▸ Required task
Say how many lines hold the string "that", and nothing more.

▸ Dataset extract
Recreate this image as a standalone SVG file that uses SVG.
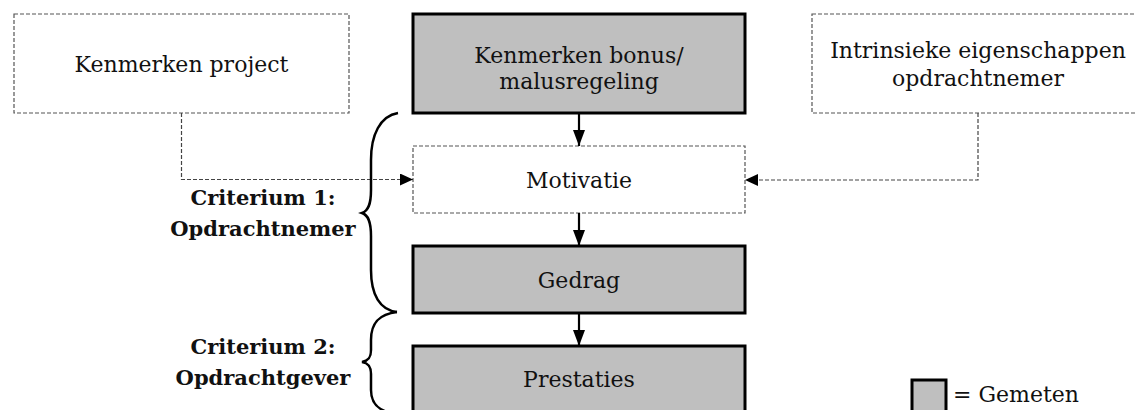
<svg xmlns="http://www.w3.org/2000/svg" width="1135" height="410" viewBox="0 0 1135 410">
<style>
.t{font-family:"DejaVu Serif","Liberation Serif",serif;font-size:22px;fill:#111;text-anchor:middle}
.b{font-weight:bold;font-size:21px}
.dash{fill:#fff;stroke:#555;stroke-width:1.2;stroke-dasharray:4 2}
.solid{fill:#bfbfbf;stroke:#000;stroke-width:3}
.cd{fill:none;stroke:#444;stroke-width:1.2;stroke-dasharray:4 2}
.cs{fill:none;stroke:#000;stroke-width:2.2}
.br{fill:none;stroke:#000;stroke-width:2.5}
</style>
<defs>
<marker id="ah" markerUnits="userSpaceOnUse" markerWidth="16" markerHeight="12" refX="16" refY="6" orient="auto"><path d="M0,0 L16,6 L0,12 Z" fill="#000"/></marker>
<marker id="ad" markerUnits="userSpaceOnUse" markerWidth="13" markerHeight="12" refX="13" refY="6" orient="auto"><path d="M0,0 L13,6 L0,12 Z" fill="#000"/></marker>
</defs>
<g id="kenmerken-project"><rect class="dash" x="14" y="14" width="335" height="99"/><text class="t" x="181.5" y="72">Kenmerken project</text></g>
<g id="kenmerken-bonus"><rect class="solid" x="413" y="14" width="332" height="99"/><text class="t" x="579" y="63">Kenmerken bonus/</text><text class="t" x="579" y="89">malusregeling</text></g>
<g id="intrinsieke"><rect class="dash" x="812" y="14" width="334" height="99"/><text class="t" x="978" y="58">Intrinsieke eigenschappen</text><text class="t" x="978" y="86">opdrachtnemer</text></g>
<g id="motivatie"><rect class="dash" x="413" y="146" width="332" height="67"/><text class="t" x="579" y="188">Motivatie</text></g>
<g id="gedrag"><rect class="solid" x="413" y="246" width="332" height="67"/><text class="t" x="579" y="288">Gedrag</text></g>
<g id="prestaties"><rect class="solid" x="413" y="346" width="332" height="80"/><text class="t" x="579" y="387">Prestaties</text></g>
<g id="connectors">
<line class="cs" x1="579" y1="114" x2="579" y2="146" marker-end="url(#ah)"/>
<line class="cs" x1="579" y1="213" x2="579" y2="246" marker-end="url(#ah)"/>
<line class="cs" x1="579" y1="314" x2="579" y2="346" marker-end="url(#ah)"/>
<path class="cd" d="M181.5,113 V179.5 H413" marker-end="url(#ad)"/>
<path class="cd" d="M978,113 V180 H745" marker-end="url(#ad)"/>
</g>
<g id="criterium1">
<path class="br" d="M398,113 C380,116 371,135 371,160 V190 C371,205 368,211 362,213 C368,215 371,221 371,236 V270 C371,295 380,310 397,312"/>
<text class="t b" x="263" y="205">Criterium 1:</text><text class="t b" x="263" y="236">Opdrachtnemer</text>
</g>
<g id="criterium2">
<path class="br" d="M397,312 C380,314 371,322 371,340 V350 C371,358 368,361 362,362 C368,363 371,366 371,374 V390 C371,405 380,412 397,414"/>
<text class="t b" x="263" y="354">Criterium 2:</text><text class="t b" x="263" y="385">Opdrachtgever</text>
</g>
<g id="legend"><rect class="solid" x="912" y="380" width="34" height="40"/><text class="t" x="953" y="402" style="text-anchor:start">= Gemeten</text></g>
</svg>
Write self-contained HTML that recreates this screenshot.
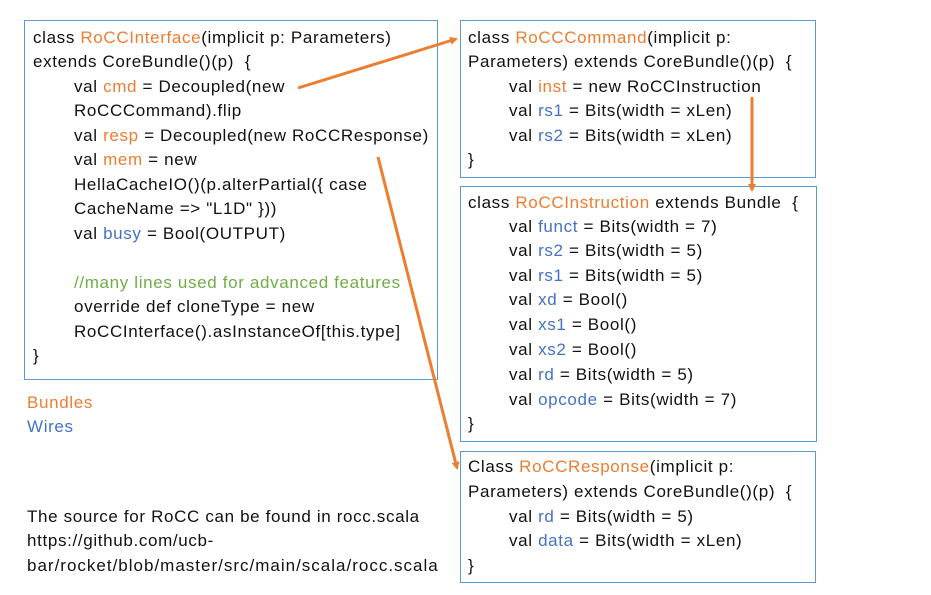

▸ Written solution
2